After James Cameron’s Avatar tore the box office a new one in December of 2009, the number one takeaway the rest of the industry managed to gather from the lavish sci-fi blockbuster was that a 3D surcharge was the easiest way to wring extra cash out of audiences, which directly influenced the horrendous post-conversion that rendered Louis Leterrier’s Clash of the Titans incomprehensible at points.
Tim Burton’s Alice in Wonderland was hastily given an added dimension (much to Cameron’s chagrin) and ended up earning over a billion dollars, and with Clash releasing less than a month later, it was inevitable that Warner Bros. would be hoping to reap the same rewards. As expected, the mythological epic hauled in almost $500 million, but the hurried 3D was absolutely savaged.
In fact, the harshest critic was Leterrier himself, who described the process as being “famously rushed and famously horrible”, and even admitted that “it was just a gimmick to steal money from the audience”. The filmmaker may have been underselling it slightly even at that, because a dozen years later and Clash still ranks as one of the single worst post-converted cash-grabs to emerge in the post-Avatar era, which is no mean feat when 3D was slapped onto so many movies that didn’t need it.

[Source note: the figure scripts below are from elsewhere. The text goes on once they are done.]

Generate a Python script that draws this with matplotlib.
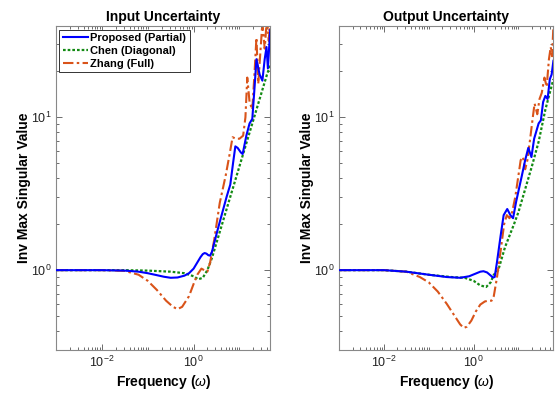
#!/usr/bin/env python3
import numpy as np
import matplotlib
matplotlib.use("Agg")
import matplotlib.pyplot as plt
from matplotlib.ticker import FixedLocator, LogLocator, NullFormatter

# значения (log10 частоты -> log10 значения)
IN_PROP_W = [-3.0, -2.0, -1.5, -1.2, -1.0, -0.8, -0.65, -0.5, -0.35, -0.2, -0.1, 0.0, 0.08, 0.15,
             0.20, 0.24, 0.28, 0.32, 0.36, 0.40, 0.46, 0.52, 0.62, 0.72, 0.80, 0.86, 0.91, 0.96,
             1.03, 1.07, 1.15, 1.22, 1.28, 1.33, 1.37, 1.44, 1.50, 1.55, 1.59, 1.62, 1.67]
IN_PROP_V = [0.0, 0.0, -0.003, -0.01, -0.02, -0.033, -0.043, -0.05, -0.048, -0.036, -0.02, 0.01, 0.05, 0.085,
             0.105, 0.112, 0.108, 0.098, 0.095, 0.12, 0.19, 0.26, 0.37, 0.48, 0.56, 0.70, 0.81, 0.80,
             0.77, 0.76, 0.88, 0.96, 0.99, 1.20, 1.38, 1.28, 1.24, 1.38, 1.46, 1.32, 1.57]

IN_CHEN_W = [-3.0, -1.5, -1.0, -0.5, -0.2, 0.0, 0.1, 0.2, 0.3, 0.4, 0.5, 0.6, 0.7, 0.8, 0.9,
             1.0, 1.1, 1.2, 1.3, 1.4, 1.5, 1.6, 1.67]
IN_CHEN_V = [0.0, 0.0, -0.003, -0.01, -0.02, -0.04, -0.06, -0.05, 0.0, 0.08, 0.18, 0.28, 0.38, 0.48, 0.58,
             0.68, 0.78, 0.88, 0.98, 1.08, 1.18, 1.28, 1.34]

IN_ZHANG_W = [-3.0, -2.0, -1.5, -1.2, -1.0, -0.8, -0.6, -0.45, -0.35, -0.25, -0.1, 0.0, 0.08, 0.17,
              0.23, 0.30, 0.36, 0.45, 0.57, 0.70, 0.78, 0.85, 0.92, 1.0, 1.08, 1.13, 1.17, 1.22,
              1.28, 1.33, 1.37, 1.41, 1.45, 1.50, 1.55, 1.60, 1.64, 1.67]
IN_ZHANG_V = [0.0, 0.0, -0.005, -0.03, -0.07, -0.13, -0.2, -0.24, -0.255, -0.24, -0.17, -0.09, -0.03, 0.01,
              0.0, -0.01, 0.05, 0.2, 0.44, 0.62, 0.75, 0.87, 0.86, 0.86, 0.88, 1.0, 1.26, 1.1,
              1.05, 1.3, 1.52, 1.22, 1.4, 1.62, 1.45, 1.65, 1.5, 1.7]

OUT_PROP_W = [-3.0, -2.0, -1.5, -1.0, -0.6, -0.3, -0.1, 0.05, 0.15, 0.22, 0.3, 0.38, 0.43, 0.47,
              0.52, 0.6, 0.67, 0.75, 0.82, 0.88, 0.95, 1.07, 1.15, 1.22, 1.29, 1.35, 1.40, 1.45,
              1.50, 1.55, 1.60, 1.65, 1.70, 1.74, 1.78]
OUT_PROP_V = [0.0, 0.0, -0.01, -0.03, -0.045, -0.05, -0.04, -0.022, -0.01, -0.007, -0.015, -0.035, -0.048, -0.045,
              0.05, 0.22, 0.36, 0.40, 0.36, 0.34, 0.45, 0.61, 0.72, 0.80, 0.74, 0.86, 0.91, 0.96,
              0.98, 1.10, 1.14, 1.12, 1.25, 1.28, 1.37]

OUT_CHEN_W = [-3.0, -2.0, -1.5, -1.0, -0.5, -0.2, 0.0, 0.15, 0.28, 0.38, 0.45, 0.55, 0.7, 0.9,
              1.0, 1.1, 1.2, 1.3, 1.45, 1.6, 1.78]
OUT_CHEN_V = [0.0, 0.0, -0.01, -0.03, -0.045, -0.05, -0.07, -0.1, -0.11, -0.08, -0.03, 0.0, 0.15, 0.3,
              0.38, 0.48, 0.58, 0.68, 0.84, 1.05, 1.25]

OUT_ZHANG_W = [-3.0, -2.0, -1.5, -1.2, -1.0, -0.8, -0.6, -0.4, -0.3, -0.22, -0.15, -0.05, 0.05, 0.15,
               0.25, 0.32, 0.4, 0.45, 0.52, 0.6, 0.68, 0.74, 0.8, 0.86, 0.93, 1.0, 1.05, 1.1, 1.15,
               1.2, 1.27, 1.32, 1.36, 1.42, 1.47, 1.52, 1.58, 1.63, 1.68, 1.72, 1.75, 1.78]
OUT_ZHANG_V = [0.0, 0.0, -0.01, -0.045, -0.08, -0.14, -0.22, -0.31, -0.355, -0.378, -0.37, -0.33, -0.27, -0.225,
               -0.205, -0.2, -0.2, -0.17, -0.05, 0.12, 0.3, 0.36, 0.34, 0.38, 0.48, 0.62, 0.72, 0.74, 0.66,
               0.72, 0.88, 1.0, 1.09, 1.02, 1.12, 1.16, 1.26, 1.2, 1.38, 1.46, 1.4, 1.6]

TITLES = ["Input Uncertainty", "Output Uncertainty"]
LABELS = ["Proposed (Partial)", "Chen (Diagonal)", "Zhang (Full)"]
XLIMS = [(1e-3, 47), (1e-3, 60)]
YLIM = (0.3, 39.5)

BLUE = "#0000ff"
GREEN = "#138a13"
RED = "#d95319"
FONT = "Liberation Sans"


def draw(ax, data, title, xlim, legend=False):
    (pw, pv), (cw, cv), (zw, zv) = data
    ax.plot(10 ** np.array(pw), 10 ** np.array(pv), color=BLUE, lw=1.5, label=LABELS[0], zorder=3)
    ax.plot(10 ** np.array(cw), 10 ** np.array(cv), color=GREEN, lw=1.6, ls=(0, (1.2, 0.9)),
            label=LABELS[1], zorder=2)
    ax.plot(10 ** np.array(zw), 10 ** np.array(zv), color=RED, lw=1.5, ls=(0, (5, 1.6, 1.2, 1.6)),
            label=LABELS[2], zorder=2)
    ax.set_xscale("log")
    ax.set_yscale("log")
    ax.set_xlim(*xlim)
    ax.set_ylim(*YLIM)

    ax.xaxis.set_major_locator(FixedLocator([1e-2, 1e0]))
    ax.set_xticklabels([r"$10^{-2}$", r"$10^{0}$"])
    ax.xaxis.set_minor_locator(LogLocator(base=10, subs=np.arange(1, 10), numticks=30))
    ax.xaxis.set_minor_formatter(NullFormatter())
    ax.yaxis.set_major_locator(FixedLocator([1e0, 1e1]))
    ax.set_yticklabels([r"$10^{0}$", r"$10^{1}$"])
    ax.yaxis.set_minor_locator(LogLocator(base=10, subs=np.arange(2, 10), numticks=30))
    ax.yaxis.set_minor_formatter(NullFormatter())

    ax.tick_params(which="both", direction="in", top=True, right=True, colors="#555555",
                   labelcolor="#222222", labelsize=9, width=0.6)
    ax.tick_params(which="major", length=4)
    ax.tick_params(which="minor", length=2)
    for s in ax.spines.values():
        s.set_color("#888888")
        s.set_linewidth(0.8)

    ax.set_title(title, fontsize=10, fontweight="bold", family=FONT, pad=4)
    ax.set_xlabel(r"Frequency ($\omega$)", fontsize=10, fontweight="bold", family=FONT, labelpad=2)
    ax.set_ylabel("Inv Max Singular Value", fontsize=10, fontweight="bold", family=FONT, labelpad=0)

    if legend:
        leg = ax.legend(loc="upper left", bbox_to_anchor=(0.005, 0.995), fancybox=False,
                        edgecolor="#333333", framealpha=1, handlelength=2.3, handletextpad=0.2,
                        borderpad=0.3, labelspacing=0.25, borderaxespad=0.2,
                        prop={"family": FONT, "weight": "bold", "size": 8})
        leg.get_frame().set_linewidth(0.7)


def main():
    plt.rcParams["mathtext.fontset"] = "custom"
    plt.rcParams["mathtext.rm"] = FONT
    plt.rcParams["mathtext.it"] = FONT + ":italic"
    plt.rcParams["font.family"] = FONT

    fig = plt.figure(figsize=(5.55, 3.96), dpi=100)
    ax1 = fig.add_axes([0.101, 0.116, 0.386, 0.818])
    ax2 = fig.add_axes([0.611, 0.116, 0.386, 0.818])

    draw(ax1, [(IN_PROP_W, IN_PROP_V), (IN_CHEN_W, IN_CHEN_V), (IN_ZHANG_W, IN_ZHANG_V)],
         TITLES[0], XLIMS[0], legend=True)
    draw(ax2, [(OUT_PROP_W, OUT_PROP_V), (OUT_CHEN_W, OUT_CHEN_V), (OUT_ZHANG_W, OUT_ZHANG_V)],
         TITLES[1], XLIMS[1])

    fig.savefig("out.png", dpi=100)
    plt.close(fig)


if __name__ == "__main__":
    main()
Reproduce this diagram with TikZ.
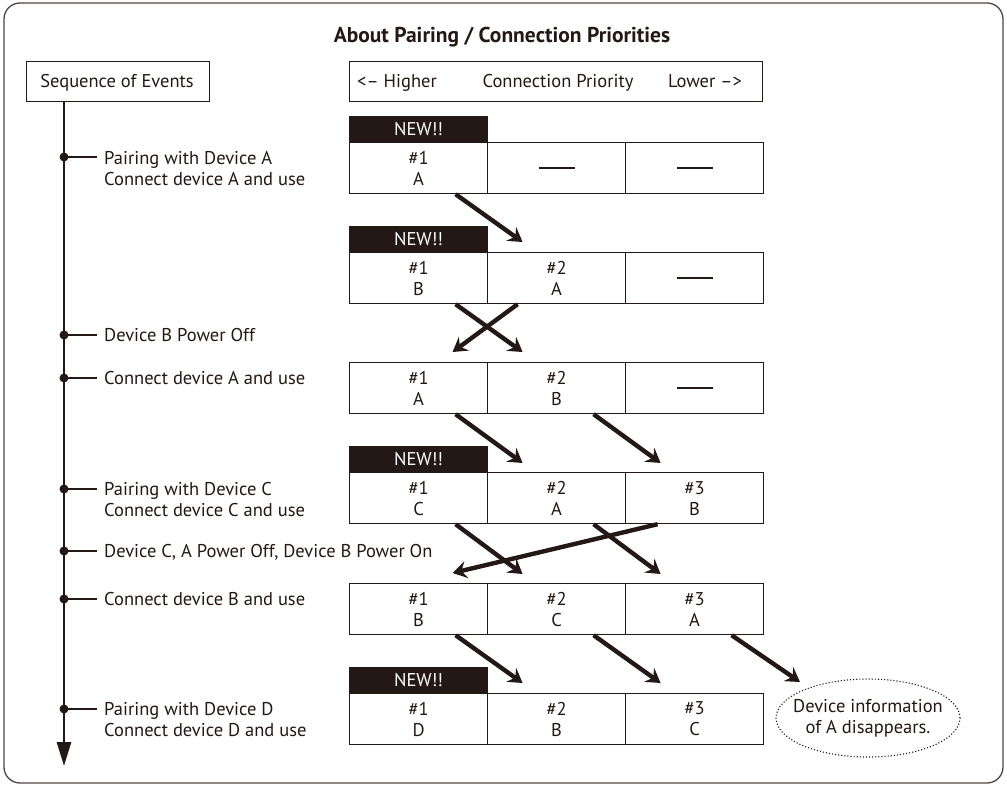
\documentclass[tikz,border=0pt]{standalone}
\usepackage{fontspec}
\setmainfont{PT Sans}
\usetikzlibrary{arrows.meta,calc,shapes.geometric}
\definecolor{ink}{HTML}{231815}
\newcommand{\bodyfont}{\fontsize{18.5}{21}\selectfont}
\begin{document}
\begin{tikzpicture}[x=1pt,y=-1pt,
  txt/.style={font=\bodyfont, text=ink, inner sep=0pt},
  cell/.style={draw=ink, line width=1.2pt, anchor=north west, minimum width=138pt,
     minimum height=51pt, inner sep=0pt, align=center, font=\bodyfont, text=ink},
  newbox/.style={fill=ink, draw=ink, line width=1.2pt, anchor=south west, minimum width=138pt,
     minimum height=25pt, inner sep=0pt, text=white, font=\bodyfont},
  hdr/.style={draw=ink, line width=1.2pt, anchor=north west, minimum height=40pt, inner sep=0pt},
  mv/.style={line width=4.4pt, draw=ink, -{Stealth[length=14pt,width=17pt,inset=5pt]}},
  tickline/.style={line width=1.1pt, draw=ink},
  evdot/.style={circle, fill=ink, inner sep=0pt, minimum size=9pt},
  dashline/.style={line width=1.3pt, draw=ink}
]
\useasboundingbox (0,0) rectangle (1007,787);
\draw[rounded corners=16pt, line width=1.3pt, draw=ink!80] (4,3) rectangle (1003,783);

% title
\node[txt, font=\fontsize{21.5}{24}\selectfont\bfseries, anchor=base] (title) at (502,42) {About Pairing / Connection Priorities};

% header boxes
\node[hdr, minimum width=183pt] (seq) at (26,61) {};
\node[txt, anchor=base] (seqt) at (117,87) {Sequence of Events};
\node[hdr, minimum width=413pt] (prio) at (349,61) {};
\node[txt, anchor=base] (hi) at (397,87) {<– Higher};
\node[txt, anchor=base] (cp) at (558,87) {Connection Priority};
\node[txt, anchor=base] (lo) at (705,87) {Lower –>};

% timeline
\coordinate (tend) at (64,766);
\draw[line width=2.8pt, draw=ink, -{Triangle[length=24pt,width=14pt]}] (seq.south -| tend) -- (tend);

% events
\foreach \n/\dy/\base/\la/\lb in {
  1/157/164/{Pairing with Device A}/{Connect device A and use},
  2/335/341/{Device B Power Off}/{},
  3/378/384/{Connect device A and use}/{},
  4/489/495/{Pairing with Device C}/{Connect device C and use},
  5/551/557/{Device C, A Power Off, Device B Power On}/{},
  6/599/605/{Connect device B and use}/{},
  7/709/715/{Pairing with Device D}/{Connect device D and use}} {
  \node[evdot] (d\n) at (64,\dy) {};
  \node[txt, anchor=base west] (ea\n) at (104,\base) {\la};
  \node[txt, anchor=base west] (eb\n) at (104,\base+21) {\lb};
  \draw[tickline] (d\n.center) -- (97,\dy);
}

% table rows
% row 1
\node[cell] (r1c1) at (349,142) {\#1\\A};
\node[cell] (r1c2) at (487,142) {};
\node[cell] (r1c3) at (625,142) {};
\node[newbox] (n1) at (r1c1.north west) {NEW!!};
% row 2
\node[cell] (r2c1) at (349,252) {\#1\\B};
\node[cell] (r2c2) at (487,252) {\#2\\A};
\node[cell] (r2c3) at (625,252) {};
\node[newbox] (n2) at (r2c1.north west) {NEW!!};
% row 3
\node[cell] (r3c1) at (349,362) {\#1\\A};
\node[cell] (r3c2) at (487,362) {\#2\\B};
\node[cell] (r3c3) at (625,362) {};
% row 4
\node[cell] (r4c1) at (349,472) {\#1\\C};
\node[cell] (r4c2) at (487,472) {\#2\\A};
\node[cell] (r4c3) at (625,472) {\#3\\B};
\node[newbox] (n4) at (r4c1.north west) {NEW!!};
% row 5
\node[cell] (r5c1) at (349,583) {\#1\\B};
\node[cell] (r5c2) at (487,583) {\#2\\C};
\node[cell] (r5c3) at (625,583) {\#3\\A};
% row 6
\node[cell] (r6c1) at (349,693) {\#1\\D};
\node[cell] (r6c2) at (487,693) {\#2\\B};
\node[cell] (r6c3) at (625,693) {\#3\\C};
\node[newbox] (n6) at (r6c1.north west) {NEW!!};

% empty-cell dashes
\foreach \c in {r1c2,r1c3,r2c3,r3c3} {
  \draw[dashline] ($(\c.center)+(-18,0)$) -- ($(\c.center)+(18,0)$);
}

% ellipse
\node[draw=ink, dotted, line width=1.1pt, ellipse, minimum width=184pt, minimum height=78pt,
  inner sep=0pt] (ell) at (868,718) {};
\node[txt, align=center] (ellt) at (ell.center) {Device information\\of A disappears.};

% moves
\draw[mv] ($(r1c1.south)+(37,0)$) -- ($(r2c2.north)+(-34,-10)$);
\draw[mv] ($(r2c1.south)+(37,0)$) -- ($(r3c2.north)+(-34,-10)$);
\draw[mv] ($(r2c2.south)+(-39,0)$) -- ($(r3c1.north)+(34,-10)$);
\draw[mv] ($(r3c1.south)+(37,0)$) -- ($(r4c2.north)+(-34,-9)$);
\draw[mv] ($(r3c2.south)+(37,0)$) -- ($(r4c3.north)+(-34,-9)$);
\draw[mv] ($(r4c1.south)+(37,0)$) -- ($(r5c2.north)+(-34,-9)$);
\draw[mv] ($(r4c2.south)+(37,0)$) -- ($(r5c3.north)+(-34,-9)$);
\draw[mv] ($(r4c3.south)+(-37,0)$) -- ($(r5c1.north)+(34,-10)$);
\draw[mv] ($(r5c1.south)+(37,0)$) -- ($(r6c2.north)+(-34,-10)$);
\draw[mv] ($(r5c2.south)+(37,0)$) -- ($(r6c3.north)+(-34,-10)$);
\draw[mv] ($(r5c3.south)+(37,0)$) -- ($(ell.center)+(-68,-36)$);
\end{tikzpicture}
\end{document}
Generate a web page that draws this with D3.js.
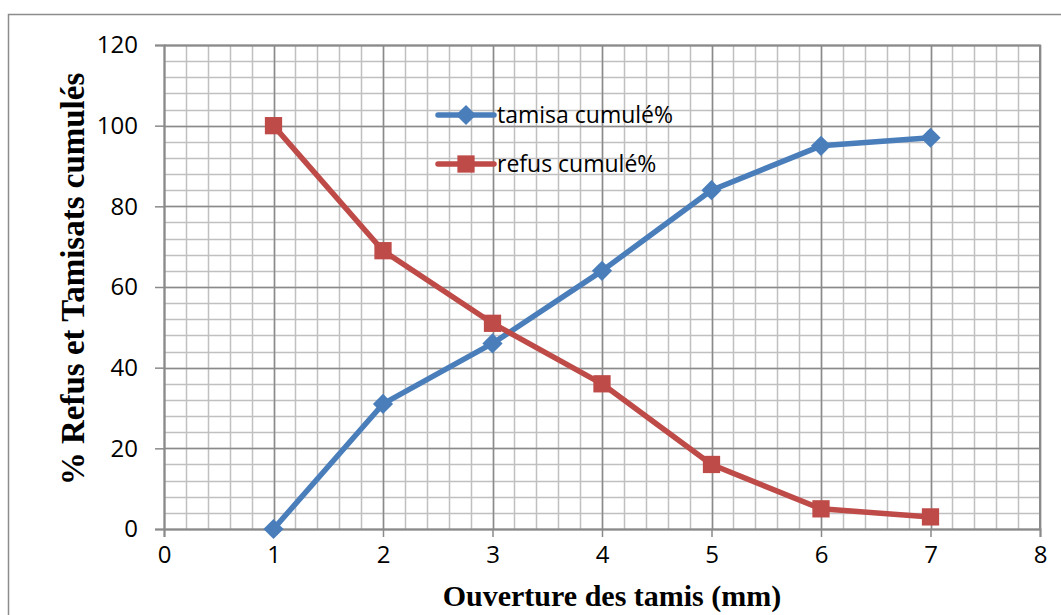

Thankfully, streaming the sword-and-sandals story at home eliminates the need to put yourself through the awful experience all again, which may be why the film has been charging up the streaming charts this week. As per FlixPatrol, Clash of the Titans is currently the 10th most-watched title among HBO Max subscribers in the United States, who don’t have to suffer through unnecessary dimensionality for their troubles.